## BEGIN PROVIDED MATERIAL

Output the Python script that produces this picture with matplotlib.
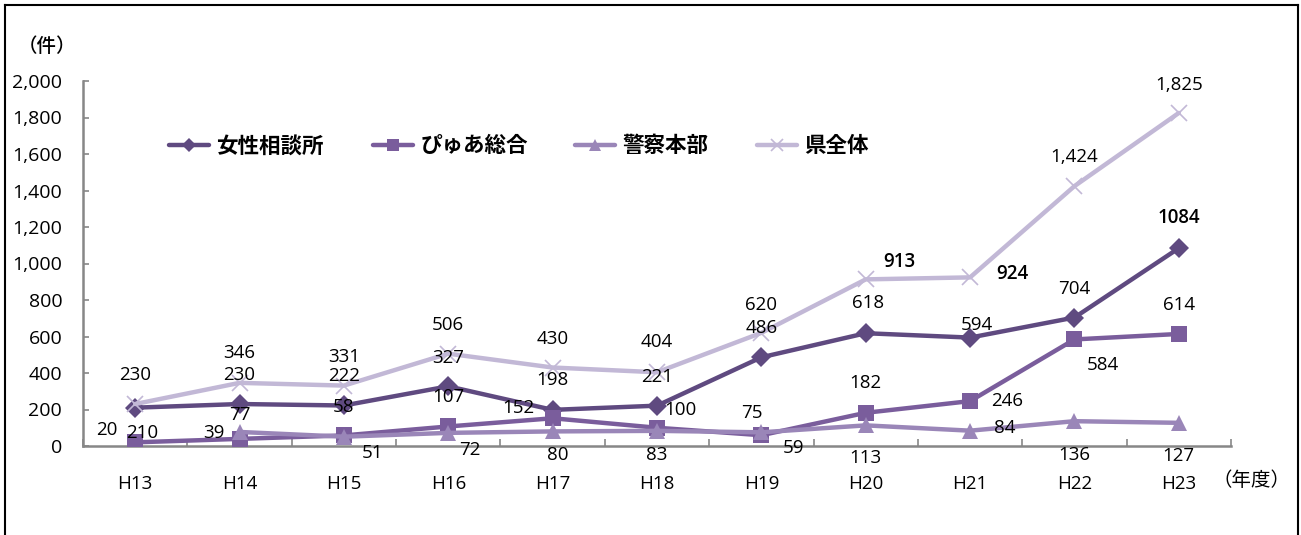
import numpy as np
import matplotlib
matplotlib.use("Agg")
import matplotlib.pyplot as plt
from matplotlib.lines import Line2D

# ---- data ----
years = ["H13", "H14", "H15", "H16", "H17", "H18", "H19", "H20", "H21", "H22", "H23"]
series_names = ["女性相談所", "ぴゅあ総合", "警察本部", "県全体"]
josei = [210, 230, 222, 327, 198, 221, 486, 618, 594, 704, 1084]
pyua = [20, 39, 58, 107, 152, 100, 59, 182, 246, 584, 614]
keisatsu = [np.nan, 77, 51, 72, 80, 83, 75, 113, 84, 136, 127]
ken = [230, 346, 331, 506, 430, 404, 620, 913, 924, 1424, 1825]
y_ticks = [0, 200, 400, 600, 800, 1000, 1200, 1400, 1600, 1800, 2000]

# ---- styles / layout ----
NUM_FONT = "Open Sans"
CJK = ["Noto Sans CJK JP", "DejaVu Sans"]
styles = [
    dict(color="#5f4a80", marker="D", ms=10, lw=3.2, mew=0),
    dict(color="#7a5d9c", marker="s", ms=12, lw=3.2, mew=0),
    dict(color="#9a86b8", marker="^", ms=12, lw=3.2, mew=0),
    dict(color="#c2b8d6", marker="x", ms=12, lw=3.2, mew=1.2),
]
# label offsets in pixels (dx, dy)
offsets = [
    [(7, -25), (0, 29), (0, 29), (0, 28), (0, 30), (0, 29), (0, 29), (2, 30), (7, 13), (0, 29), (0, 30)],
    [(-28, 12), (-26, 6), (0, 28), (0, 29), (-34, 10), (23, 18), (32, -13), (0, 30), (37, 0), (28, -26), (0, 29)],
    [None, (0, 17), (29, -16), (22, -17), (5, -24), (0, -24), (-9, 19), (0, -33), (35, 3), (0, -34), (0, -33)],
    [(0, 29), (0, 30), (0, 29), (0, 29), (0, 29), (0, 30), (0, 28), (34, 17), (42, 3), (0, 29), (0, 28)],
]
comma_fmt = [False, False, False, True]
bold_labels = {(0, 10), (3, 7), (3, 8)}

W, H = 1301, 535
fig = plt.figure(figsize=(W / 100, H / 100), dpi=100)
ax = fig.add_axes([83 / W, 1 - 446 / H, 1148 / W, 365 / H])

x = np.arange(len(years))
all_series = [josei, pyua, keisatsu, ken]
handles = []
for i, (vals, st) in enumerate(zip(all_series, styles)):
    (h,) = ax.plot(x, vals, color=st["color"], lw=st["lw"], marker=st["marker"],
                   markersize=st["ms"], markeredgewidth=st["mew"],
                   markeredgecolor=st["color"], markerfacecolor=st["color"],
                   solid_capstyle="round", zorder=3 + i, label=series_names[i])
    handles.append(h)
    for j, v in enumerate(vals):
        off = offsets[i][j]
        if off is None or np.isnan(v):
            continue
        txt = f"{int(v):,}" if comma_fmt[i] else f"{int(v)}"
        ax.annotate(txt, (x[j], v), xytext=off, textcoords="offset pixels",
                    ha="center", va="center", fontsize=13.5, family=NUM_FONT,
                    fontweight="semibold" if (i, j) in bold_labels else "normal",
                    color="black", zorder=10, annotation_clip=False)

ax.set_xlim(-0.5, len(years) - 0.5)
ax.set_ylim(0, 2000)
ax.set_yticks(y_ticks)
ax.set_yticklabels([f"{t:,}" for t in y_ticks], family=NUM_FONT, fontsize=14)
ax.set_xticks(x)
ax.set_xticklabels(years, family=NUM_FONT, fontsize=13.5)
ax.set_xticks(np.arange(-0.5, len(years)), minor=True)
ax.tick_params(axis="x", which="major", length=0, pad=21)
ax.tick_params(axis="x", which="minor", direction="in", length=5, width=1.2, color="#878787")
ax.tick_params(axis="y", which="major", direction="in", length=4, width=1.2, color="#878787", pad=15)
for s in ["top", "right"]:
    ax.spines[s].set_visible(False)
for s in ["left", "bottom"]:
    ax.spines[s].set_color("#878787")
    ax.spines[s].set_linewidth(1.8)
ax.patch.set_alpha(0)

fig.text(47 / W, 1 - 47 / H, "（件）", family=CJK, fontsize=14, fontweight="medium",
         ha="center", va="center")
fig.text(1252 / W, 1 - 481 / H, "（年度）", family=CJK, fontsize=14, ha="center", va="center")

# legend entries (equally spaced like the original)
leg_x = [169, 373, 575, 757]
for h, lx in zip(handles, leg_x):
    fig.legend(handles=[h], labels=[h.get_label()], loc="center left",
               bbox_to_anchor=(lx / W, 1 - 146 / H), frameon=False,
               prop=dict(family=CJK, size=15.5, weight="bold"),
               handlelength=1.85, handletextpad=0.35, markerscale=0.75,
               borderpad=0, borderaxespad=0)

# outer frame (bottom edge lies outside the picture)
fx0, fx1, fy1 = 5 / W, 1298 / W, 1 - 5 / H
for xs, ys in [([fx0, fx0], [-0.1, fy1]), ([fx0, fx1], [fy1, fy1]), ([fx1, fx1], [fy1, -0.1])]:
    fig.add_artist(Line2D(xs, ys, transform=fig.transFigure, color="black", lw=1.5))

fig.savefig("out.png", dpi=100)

## END PROVIDED MATERIAL
## BEGIN PROVIDED MATERIAL

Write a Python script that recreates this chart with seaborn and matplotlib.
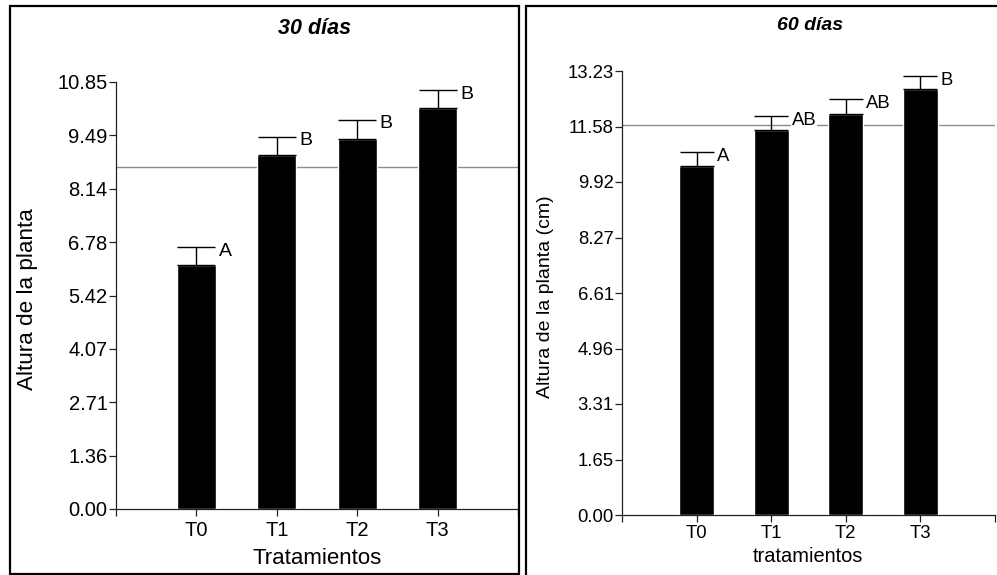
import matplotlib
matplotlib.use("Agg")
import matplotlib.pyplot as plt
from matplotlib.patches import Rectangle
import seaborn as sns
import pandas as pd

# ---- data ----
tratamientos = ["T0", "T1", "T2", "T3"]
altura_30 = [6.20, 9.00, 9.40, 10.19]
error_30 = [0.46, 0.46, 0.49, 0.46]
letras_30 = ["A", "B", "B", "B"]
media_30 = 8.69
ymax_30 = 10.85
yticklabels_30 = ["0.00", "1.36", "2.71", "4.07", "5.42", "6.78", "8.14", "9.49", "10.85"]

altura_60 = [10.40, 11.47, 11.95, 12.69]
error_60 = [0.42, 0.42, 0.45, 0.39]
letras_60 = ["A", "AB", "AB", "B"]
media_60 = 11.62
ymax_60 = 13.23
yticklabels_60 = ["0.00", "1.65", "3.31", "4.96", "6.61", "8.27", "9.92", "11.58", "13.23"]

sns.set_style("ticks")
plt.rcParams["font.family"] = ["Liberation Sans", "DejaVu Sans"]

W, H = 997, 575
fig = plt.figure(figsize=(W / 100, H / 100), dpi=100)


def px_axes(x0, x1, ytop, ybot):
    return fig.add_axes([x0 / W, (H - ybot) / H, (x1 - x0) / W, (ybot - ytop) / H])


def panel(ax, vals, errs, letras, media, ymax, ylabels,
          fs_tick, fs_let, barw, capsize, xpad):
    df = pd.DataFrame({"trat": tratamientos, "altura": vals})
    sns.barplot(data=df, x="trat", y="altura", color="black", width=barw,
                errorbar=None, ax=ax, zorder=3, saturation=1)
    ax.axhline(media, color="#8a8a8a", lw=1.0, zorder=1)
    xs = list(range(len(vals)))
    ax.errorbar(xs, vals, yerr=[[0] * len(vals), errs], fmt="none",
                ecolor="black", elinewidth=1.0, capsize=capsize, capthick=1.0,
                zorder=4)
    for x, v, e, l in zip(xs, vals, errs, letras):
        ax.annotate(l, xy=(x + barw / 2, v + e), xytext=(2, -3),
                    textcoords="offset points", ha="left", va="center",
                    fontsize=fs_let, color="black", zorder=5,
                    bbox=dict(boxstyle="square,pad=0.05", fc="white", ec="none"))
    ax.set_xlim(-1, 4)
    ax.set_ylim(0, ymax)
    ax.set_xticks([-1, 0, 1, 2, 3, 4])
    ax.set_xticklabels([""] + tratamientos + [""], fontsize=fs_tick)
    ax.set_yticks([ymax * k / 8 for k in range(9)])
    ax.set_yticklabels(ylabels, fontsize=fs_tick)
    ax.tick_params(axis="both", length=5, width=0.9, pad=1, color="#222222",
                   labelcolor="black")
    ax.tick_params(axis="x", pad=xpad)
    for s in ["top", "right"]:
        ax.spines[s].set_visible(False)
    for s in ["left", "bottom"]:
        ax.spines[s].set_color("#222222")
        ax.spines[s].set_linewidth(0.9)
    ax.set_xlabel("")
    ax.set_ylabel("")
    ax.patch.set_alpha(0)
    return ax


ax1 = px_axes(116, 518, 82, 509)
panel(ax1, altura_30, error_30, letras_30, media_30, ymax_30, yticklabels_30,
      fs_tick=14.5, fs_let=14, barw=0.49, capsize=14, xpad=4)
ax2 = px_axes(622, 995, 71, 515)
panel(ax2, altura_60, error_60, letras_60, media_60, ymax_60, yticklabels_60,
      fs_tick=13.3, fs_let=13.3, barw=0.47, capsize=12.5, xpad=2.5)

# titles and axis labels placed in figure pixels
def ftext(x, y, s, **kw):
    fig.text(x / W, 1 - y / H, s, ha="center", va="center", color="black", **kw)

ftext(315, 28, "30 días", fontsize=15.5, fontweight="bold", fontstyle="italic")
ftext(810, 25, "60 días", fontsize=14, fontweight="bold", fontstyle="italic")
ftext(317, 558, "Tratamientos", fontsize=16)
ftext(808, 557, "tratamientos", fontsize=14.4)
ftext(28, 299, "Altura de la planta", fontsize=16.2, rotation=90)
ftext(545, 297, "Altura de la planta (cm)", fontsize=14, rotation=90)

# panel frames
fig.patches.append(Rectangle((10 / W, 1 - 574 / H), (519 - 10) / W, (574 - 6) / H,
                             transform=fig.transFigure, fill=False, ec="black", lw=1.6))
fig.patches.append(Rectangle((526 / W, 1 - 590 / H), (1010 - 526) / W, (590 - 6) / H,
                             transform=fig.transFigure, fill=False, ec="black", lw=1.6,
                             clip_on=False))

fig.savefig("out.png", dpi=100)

## END PROVIDED MATERIAL

* **PROMPT**: Your task is to reproduce only the lines from the one with "Output the Python" through the one with "ax = fig.add_axes([83", keeping both ends. Skip every picture.

* **SOLUTION**:
Output the Python script that produces this picture with matplotlib.
import numpy as np
import matplotlib
matplotlib.use("Agg")
import matplotlib.pyplot as plt
from matplotlib.lines import Line2D

# ---- data ----
years = ["H13", "H14", "H15", "H16", "H17", "H18", "H19", "H20", "H21", "H22", "H23"]
series_names = ["女性相談所", "ぴゅあ総合", "警察本部", "県全体"]
josei = [210, 230, 222, 327, 198, 221, 486, 618, 594, 704, 1084]
pyua = [20, 39, 58, 107, 152, 100, 59, 182, 246, 584, 614]
keisatsu = [np.nan, 77, 51, 72, 80, 83, 75, 113, 84, 136, 127]
ken = [230, 346, 331, 506, 430, 404, 620, 913, 924, 1424, 1825]
y_ticks = [0, 200, 400, 600, 800, 1000, 1200, 1400, 1600, 1800, 2000]

# ---- styles / layout ----
NUM_FONT = "Open Sans"
CJK = ["Noto Sans CJK JP", "DejaVu Sans"]
styles = [
    dict(color="#5f4a80", marker="D", ms=10, lw=3.2, mew=0),
    dict(color="#7a5d9c", marker="s", ms=12, lw=3.2, mew=0),
    dict(color="#9a86b8", marker="^", ms=12, lw=3.2, mew=0),
    dict(color="#c2b8d6", marker="x", ms=12, lw=3.2, mew=1.2),
]
# label offsets in pixels (dx, dy)
offsets = [
    [(7, -25), (0, 29), (0, 29), (0, 28), (0, 30), (0, 29), (0, 29), (2, 30), (7, 13), (0, 29), (0, 30)],
    [(-28, 12), (-26, 6), (0, 28), (0, 29), (-34, 10), (23, 18), (32, -13), (0, 30), (37, 0), (28, -26), (0, 29)],
    [None, (0, 17), (29, -16), (22, -17), (5, -24), (0, -24), (-9, 19), (0, -33), (35, 3), (0, -34), (0, -33)],
    [(0, 29), (0, 30), (0, 29), (0, 29), (0, 29), (0, 30), (0, 28), (34, 17), (42, 3), (0, 29), (0, 28)],
]
comma_fmt = [False, False, False, True]
bold_labels = {(0, 10), (3, 7), (3, 8)}

W, H = 1301, 535
fig = plt.figure(figsize=(W / 100, H / 100), dpi=100)
ax = fig.add_axes([83 / W, 1 - 446 / H, 1148 / W, 365 / H])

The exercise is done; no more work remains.